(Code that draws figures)

>> Begin

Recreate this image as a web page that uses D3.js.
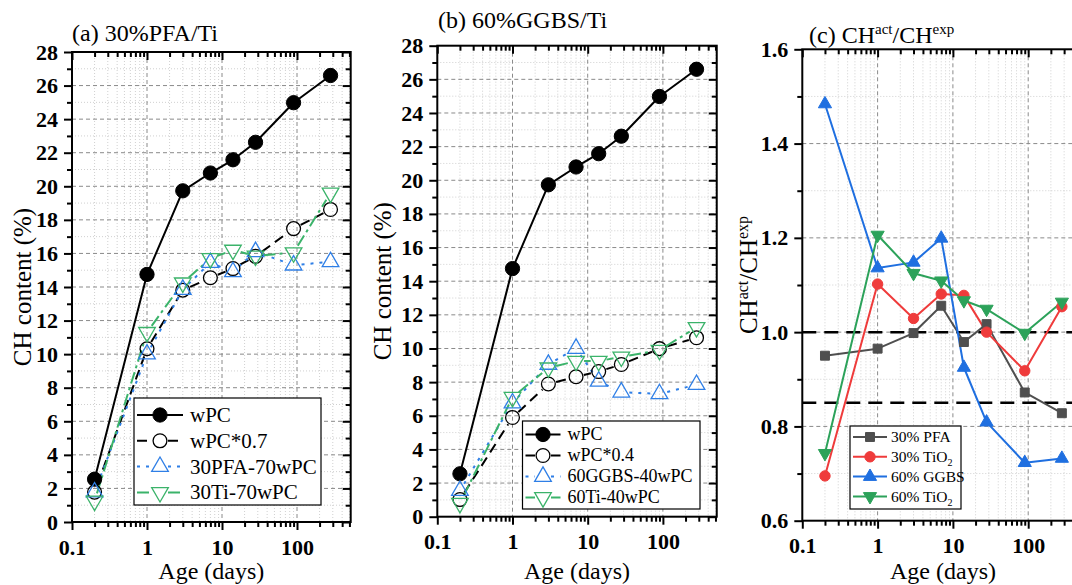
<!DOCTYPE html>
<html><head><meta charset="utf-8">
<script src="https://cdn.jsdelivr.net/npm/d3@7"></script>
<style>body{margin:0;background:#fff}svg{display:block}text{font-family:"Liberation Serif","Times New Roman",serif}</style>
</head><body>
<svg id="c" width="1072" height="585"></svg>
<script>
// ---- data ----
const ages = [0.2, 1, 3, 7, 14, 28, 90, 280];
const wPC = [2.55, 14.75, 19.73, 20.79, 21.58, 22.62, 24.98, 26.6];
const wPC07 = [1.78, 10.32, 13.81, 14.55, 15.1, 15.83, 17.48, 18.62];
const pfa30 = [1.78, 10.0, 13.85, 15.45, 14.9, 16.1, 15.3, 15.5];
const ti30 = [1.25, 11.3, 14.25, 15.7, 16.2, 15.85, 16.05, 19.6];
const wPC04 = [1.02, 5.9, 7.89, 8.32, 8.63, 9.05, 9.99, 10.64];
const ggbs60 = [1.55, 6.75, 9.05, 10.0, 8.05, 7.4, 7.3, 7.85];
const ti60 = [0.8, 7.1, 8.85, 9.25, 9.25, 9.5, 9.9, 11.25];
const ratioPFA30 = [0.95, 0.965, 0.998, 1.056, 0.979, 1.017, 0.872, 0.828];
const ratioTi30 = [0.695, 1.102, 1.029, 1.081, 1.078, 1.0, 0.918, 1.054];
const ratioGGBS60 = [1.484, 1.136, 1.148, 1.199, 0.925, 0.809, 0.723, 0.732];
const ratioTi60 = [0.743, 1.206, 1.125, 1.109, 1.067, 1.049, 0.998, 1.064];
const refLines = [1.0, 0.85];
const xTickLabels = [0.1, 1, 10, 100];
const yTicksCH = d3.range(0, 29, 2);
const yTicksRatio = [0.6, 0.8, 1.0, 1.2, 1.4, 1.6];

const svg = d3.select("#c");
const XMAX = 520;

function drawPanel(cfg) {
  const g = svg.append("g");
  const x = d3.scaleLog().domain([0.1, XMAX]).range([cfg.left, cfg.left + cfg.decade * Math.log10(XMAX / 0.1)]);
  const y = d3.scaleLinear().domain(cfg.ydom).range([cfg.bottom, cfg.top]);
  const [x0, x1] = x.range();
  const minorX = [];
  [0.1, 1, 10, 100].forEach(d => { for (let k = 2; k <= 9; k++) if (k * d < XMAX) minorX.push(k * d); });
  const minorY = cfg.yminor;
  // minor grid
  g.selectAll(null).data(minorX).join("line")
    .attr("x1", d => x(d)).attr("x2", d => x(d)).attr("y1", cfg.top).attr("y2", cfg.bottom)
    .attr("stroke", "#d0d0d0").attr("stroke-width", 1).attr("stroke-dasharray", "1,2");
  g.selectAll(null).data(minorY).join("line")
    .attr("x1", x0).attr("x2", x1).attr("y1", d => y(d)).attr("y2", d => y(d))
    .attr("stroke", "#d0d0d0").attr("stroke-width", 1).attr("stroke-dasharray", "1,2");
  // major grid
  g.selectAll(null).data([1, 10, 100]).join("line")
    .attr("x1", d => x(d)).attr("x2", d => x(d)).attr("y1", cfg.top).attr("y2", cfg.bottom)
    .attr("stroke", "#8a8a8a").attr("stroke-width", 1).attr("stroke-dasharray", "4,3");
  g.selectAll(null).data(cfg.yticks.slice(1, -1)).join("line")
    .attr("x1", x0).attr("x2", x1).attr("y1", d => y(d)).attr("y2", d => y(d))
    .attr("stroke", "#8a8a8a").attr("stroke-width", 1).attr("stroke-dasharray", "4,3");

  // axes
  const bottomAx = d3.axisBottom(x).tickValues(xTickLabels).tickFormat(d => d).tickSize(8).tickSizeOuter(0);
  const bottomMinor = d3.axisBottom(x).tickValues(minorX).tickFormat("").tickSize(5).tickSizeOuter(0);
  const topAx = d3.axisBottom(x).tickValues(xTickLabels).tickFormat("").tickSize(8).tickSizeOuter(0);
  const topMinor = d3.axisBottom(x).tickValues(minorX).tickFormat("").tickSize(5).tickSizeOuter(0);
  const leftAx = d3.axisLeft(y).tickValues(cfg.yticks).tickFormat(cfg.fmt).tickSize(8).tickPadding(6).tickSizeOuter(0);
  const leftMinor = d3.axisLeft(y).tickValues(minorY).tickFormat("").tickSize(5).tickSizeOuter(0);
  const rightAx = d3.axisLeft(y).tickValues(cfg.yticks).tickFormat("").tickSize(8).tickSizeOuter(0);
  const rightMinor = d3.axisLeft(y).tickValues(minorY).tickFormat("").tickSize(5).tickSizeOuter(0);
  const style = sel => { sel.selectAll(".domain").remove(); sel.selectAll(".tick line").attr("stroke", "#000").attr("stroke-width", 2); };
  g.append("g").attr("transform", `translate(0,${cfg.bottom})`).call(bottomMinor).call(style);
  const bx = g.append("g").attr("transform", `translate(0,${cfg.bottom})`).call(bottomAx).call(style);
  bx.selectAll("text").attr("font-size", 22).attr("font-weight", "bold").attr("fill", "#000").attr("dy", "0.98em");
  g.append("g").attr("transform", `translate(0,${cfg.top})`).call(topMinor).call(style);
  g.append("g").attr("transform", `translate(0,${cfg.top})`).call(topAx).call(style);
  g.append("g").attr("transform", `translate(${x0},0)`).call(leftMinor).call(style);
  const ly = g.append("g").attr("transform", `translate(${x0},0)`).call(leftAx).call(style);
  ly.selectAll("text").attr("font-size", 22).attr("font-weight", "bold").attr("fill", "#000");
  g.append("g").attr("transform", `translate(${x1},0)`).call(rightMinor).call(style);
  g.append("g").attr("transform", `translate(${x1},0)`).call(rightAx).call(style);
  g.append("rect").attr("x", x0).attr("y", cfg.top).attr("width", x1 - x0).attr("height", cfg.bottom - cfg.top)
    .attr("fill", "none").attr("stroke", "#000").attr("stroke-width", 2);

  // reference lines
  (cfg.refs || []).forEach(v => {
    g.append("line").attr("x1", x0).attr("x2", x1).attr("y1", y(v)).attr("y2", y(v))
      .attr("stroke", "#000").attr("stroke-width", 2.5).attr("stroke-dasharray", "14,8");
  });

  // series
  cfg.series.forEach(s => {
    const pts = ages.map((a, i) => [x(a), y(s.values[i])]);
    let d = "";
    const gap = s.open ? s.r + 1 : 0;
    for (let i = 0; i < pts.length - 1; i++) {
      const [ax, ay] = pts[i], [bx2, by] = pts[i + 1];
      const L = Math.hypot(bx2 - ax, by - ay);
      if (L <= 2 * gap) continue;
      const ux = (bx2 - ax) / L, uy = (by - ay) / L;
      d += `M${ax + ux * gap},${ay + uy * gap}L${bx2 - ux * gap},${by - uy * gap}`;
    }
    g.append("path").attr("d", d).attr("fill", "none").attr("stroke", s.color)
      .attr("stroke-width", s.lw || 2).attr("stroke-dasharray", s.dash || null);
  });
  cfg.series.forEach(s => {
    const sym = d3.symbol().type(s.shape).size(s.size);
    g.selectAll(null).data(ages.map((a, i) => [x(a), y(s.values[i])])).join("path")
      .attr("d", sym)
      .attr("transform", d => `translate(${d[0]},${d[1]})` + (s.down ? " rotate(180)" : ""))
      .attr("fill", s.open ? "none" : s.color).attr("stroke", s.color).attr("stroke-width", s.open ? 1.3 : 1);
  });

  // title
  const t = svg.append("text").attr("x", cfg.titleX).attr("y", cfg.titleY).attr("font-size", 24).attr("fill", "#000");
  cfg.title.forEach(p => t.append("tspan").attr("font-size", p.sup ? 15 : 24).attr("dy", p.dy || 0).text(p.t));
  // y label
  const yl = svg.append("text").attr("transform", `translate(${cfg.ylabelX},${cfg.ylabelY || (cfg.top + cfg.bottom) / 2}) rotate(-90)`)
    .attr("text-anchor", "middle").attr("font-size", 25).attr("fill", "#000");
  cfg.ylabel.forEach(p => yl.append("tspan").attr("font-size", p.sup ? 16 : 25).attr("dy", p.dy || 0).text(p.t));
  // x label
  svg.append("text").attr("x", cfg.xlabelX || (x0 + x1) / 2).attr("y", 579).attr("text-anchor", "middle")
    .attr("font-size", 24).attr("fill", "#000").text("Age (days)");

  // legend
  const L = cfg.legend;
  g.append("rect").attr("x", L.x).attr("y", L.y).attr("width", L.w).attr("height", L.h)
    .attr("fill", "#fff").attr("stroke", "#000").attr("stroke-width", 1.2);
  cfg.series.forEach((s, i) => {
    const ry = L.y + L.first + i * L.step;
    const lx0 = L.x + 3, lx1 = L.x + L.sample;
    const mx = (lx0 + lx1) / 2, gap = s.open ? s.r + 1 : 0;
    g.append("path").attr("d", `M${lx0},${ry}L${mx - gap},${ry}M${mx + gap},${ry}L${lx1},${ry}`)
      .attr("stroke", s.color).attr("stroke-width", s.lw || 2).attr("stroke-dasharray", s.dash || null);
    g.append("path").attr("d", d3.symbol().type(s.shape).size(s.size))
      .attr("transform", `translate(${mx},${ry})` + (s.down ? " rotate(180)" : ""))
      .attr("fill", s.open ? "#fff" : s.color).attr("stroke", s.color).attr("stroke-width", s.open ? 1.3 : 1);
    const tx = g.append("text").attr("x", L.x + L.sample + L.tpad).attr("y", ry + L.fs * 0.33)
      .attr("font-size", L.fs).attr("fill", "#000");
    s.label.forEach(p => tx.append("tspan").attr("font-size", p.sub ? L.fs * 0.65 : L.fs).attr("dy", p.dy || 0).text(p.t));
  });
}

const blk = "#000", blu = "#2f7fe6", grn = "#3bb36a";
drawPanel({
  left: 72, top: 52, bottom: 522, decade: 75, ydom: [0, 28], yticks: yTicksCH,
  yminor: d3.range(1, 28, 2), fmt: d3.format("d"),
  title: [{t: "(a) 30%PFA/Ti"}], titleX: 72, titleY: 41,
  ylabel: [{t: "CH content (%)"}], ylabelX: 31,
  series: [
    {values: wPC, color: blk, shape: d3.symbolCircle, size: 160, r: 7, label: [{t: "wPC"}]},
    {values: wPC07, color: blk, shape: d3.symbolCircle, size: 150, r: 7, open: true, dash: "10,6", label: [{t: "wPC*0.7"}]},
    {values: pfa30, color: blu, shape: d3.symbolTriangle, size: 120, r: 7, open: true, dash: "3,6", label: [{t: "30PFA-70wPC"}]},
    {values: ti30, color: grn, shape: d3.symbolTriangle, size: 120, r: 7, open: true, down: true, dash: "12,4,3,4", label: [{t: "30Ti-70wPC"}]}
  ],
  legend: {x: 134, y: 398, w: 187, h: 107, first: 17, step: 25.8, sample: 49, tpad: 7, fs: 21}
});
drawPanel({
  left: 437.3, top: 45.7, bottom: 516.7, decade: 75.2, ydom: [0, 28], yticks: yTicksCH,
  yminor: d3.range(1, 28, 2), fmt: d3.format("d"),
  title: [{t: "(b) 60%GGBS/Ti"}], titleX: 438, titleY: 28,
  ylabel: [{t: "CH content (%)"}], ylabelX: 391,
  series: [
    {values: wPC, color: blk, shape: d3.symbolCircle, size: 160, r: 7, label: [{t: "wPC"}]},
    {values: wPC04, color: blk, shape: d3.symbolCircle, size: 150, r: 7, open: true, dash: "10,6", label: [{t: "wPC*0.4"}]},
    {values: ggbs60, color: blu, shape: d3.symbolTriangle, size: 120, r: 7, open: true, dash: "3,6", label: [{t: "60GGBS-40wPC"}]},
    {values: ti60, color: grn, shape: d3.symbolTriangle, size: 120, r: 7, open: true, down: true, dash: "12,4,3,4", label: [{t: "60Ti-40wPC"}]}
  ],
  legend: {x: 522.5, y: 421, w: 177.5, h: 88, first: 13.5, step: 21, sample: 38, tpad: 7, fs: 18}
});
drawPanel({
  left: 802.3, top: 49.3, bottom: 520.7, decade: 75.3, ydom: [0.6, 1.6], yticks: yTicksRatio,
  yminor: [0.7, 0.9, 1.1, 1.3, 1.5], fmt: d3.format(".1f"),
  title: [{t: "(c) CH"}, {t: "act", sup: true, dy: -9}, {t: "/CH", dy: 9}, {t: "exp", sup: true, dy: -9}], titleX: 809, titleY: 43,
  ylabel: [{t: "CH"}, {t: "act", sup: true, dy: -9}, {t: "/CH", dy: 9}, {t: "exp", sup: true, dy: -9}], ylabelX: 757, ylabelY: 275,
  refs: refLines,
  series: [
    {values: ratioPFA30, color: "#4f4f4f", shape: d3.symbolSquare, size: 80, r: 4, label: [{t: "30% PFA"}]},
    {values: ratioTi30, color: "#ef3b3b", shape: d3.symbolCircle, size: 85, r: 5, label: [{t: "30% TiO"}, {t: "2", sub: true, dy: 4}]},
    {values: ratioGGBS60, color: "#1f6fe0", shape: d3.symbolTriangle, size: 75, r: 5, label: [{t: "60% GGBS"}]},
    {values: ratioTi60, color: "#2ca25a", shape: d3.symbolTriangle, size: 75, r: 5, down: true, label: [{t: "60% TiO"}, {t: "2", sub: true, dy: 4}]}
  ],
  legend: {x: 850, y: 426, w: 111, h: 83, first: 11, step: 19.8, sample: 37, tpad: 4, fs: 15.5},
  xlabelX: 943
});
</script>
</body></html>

>> End
>> Begin

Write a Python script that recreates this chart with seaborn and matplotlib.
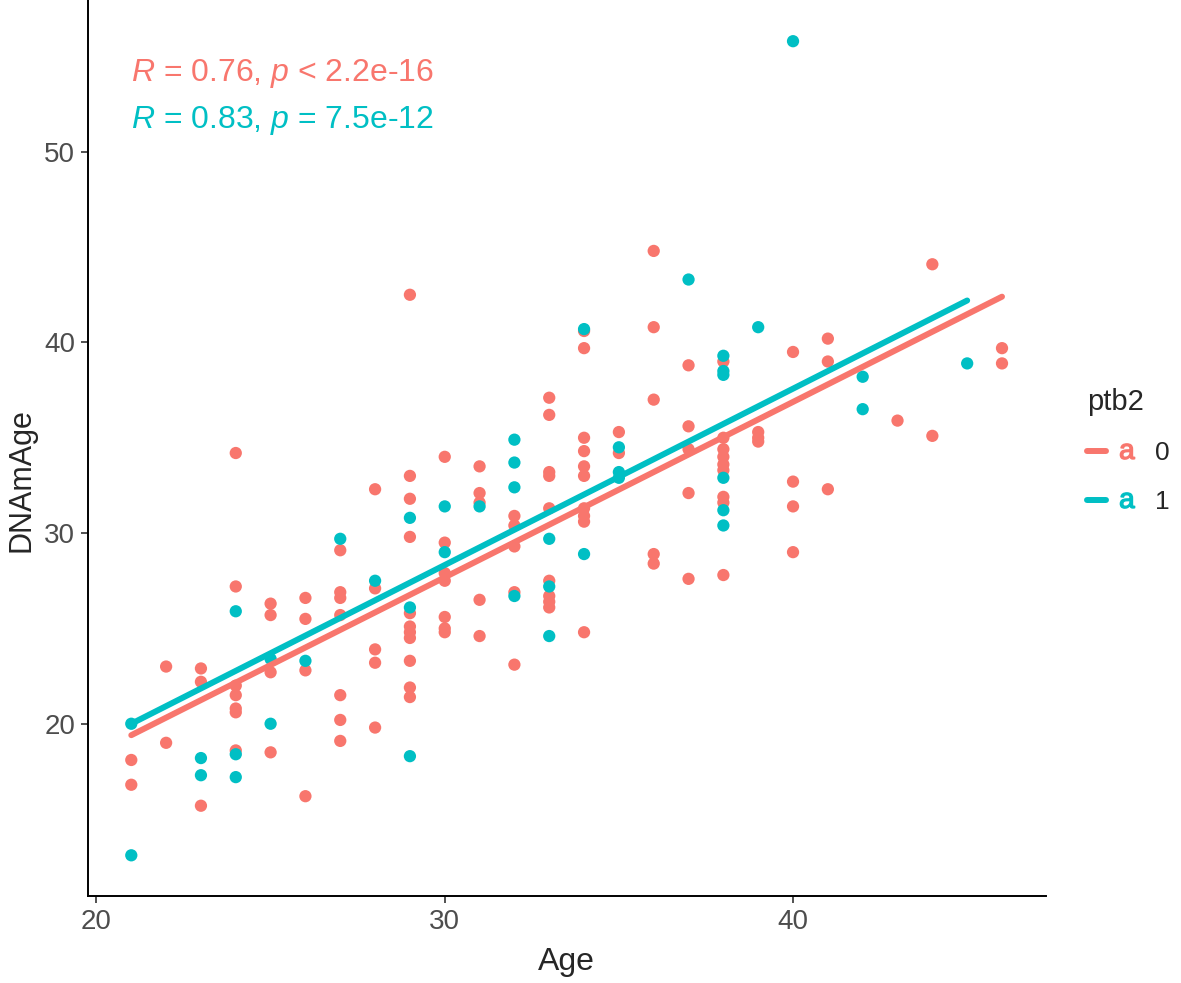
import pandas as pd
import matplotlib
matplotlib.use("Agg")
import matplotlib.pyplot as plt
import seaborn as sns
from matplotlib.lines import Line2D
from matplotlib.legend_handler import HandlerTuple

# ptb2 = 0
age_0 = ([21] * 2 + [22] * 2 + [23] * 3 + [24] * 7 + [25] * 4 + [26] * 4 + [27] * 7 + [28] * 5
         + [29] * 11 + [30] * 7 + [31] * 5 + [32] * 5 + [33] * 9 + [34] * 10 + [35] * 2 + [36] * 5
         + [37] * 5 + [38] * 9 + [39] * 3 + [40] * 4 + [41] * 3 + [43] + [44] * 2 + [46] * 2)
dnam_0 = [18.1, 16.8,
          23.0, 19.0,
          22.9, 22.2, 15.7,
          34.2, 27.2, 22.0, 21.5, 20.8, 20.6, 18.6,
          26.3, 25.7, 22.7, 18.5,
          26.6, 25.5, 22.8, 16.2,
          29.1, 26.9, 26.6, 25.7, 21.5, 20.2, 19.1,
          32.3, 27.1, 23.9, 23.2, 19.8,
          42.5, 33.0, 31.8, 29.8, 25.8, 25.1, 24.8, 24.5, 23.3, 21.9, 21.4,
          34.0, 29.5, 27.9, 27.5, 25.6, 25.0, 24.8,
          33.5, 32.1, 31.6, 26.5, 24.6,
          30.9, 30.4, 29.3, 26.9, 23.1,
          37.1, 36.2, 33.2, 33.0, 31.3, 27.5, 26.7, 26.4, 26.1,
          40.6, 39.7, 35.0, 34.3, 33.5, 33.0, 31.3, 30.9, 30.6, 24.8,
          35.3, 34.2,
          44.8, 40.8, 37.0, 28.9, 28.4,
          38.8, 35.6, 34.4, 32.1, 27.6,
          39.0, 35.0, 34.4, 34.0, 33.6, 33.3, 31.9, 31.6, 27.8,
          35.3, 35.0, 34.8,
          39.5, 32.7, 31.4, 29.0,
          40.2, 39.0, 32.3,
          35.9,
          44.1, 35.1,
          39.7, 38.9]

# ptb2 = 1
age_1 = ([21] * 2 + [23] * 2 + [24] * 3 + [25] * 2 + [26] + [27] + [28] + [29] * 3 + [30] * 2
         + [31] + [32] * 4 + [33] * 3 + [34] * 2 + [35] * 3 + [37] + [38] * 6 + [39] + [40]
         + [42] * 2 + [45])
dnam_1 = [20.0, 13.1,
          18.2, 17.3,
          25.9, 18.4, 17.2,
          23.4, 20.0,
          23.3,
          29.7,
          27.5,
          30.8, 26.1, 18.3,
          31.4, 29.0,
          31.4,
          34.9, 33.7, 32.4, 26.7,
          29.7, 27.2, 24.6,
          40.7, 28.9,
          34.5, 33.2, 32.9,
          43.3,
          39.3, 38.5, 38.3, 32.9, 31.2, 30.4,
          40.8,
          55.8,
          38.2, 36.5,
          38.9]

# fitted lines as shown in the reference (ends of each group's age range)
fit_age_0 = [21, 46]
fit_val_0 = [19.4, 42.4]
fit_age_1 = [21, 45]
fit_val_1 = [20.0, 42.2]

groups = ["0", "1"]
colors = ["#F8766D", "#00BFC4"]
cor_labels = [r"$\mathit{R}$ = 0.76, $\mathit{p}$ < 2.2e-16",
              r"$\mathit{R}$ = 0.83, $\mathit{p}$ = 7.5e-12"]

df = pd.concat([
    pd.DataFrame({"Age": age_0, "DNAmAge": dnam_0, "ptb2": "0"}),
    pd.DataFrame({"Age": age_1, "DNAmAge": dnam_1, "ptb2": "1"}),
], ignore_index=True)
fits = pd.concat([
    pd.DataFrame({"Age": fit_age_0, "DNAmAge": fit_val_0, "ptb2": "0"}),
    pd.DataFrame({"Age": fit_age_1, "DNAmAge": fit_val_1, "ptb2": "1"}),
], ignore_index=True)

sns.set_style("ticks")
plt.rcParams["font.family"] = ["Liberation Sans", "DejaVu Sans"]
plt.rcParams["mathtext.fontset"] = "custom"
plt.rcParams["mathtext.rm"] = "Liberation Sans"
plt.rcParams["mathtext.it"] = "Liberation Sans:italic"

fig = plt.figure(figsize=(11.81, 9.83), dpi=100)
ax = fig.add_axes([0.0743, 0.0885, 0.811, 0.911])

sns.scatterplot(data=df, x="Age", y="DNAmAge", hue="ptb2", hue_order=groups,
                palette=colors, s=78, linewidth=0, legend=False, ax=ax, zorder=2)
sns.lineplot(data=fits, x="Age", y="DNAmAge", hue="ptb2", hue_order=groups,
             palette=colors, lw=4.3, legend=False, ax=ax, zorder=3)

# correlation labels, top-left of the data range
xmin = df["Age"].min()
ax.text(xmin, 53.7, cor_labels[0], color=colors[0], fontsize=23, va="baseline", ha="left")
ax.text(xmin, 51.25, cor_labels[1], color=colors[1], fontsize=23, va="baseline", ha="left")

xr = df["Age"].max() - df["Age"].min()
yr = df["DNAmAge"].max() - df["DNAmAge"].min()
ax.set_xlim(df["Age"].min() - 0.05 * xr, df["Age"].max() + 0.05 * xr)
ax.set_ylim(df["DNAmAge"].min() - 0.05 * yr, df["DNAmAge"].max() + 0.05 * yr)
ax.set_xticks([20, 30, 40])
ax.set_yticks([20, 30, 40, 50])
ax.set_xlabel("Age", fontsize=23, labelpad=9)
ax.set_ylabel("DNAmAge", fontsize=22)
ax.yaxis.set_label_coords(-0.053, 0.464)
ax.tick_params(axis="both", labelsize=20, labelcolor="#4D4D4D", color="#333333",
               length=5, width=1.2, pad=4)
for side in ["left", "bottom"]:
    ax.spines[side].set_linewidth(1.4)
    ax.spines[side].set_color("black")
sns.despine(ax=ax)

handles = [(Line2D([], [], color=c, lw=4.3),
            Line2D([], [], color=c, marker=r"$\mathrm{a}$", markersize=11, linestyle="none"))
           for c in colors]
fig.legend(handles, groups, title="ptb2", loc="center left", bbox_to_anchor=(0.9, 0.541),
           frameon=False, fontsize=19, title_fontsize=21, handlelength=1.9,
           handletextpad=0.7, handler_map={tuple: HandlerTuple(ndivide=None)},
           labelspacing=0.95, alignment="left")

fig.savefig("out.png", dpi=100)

>> End

[EXERCISE GOAL] Note how many lines of the material contain the string "matplotlib". Then report that number by itself.

[RESULT OF THIS EXERCISE] 6